Now, these are not intent based keywords. They are not audience building keywords. They are not revenue generating keywords.
But, ranking for these terms can help boost your SEO standing with Google, so you can rank for more competitive product intent based keywords.
It’s not about the first blog post you write. It’s about building up enough weight and clout on the internet. Then, when you write something, Google listens and ranks accordingly.
I could spend the first half-year, writing upwards of 3 or 4 blog posts per week, on keywords like this. Then, I could turn it around and start a product reviews based site (with affiliate revenue) or I could make chrome apps, or both.

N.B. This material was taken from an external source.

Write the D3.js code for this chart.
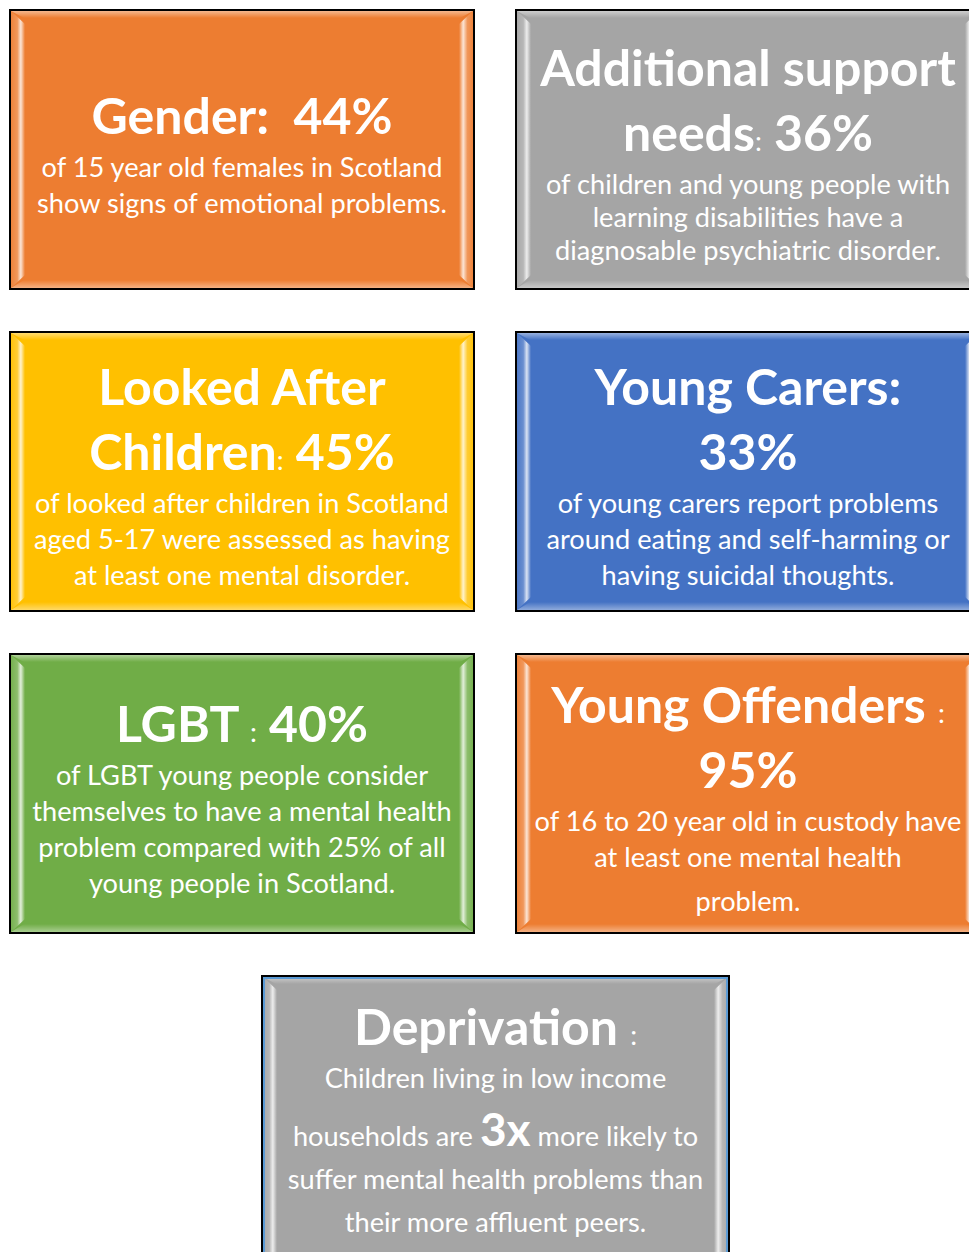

This is something I would really enjoy doing. I love to code, but I also love to write (and be an expert, and teach). To be able to build an audience based on my expertise and see consistent traffic to something that interests me would be so much fun.
Running a SaaS product is totally different than being a content engine. There’s a lot more at stake, and it’s more risky. Being able to consistently bring in traffic and make revenue simply by people showing up and clicking links is pretty reliable (though, not as lucrative unless you get gobs of traffic).
What about me?
I’ve already written about what I would want to be an expert in (as a topic) that could feed my content selection.
Basically, it came down to: Christianity/Faith, Firebase, Tech Blogger, and what this blog is (indie SaaS stuff).
I personally think tech blogger would be the most fun. Though, the thing that I probably want to become more of an expert in is Christianity/faith (more specifically, the Bible). I suppose I could do both, but that would be a lot of work.
I’m not afraid of a lot of work, but I would like my efforts to be successful. I know I would be spread thin if I had too many projects going at the same time.
What I would like to do is make the project a little bit more self-serving. I know that Hannah (my wife) wants to run a bullet journal / watercolor / lettering blog. I could very, very easily do something incredible in that space. It’s totally untapped, and there are so many products out there for creators in that space (thinking affiliate revenue).
She has a knack for making cool stuff, and I could direct the path of the content using the keyword research.
Yeah, that’s what I’m going to do (I’m figuring this out in my head as I write it). I want to use my wife’s talent as an artist to be an SEO experiment. It’s something that most SEOs can’t even compete on, because they don’t have the content.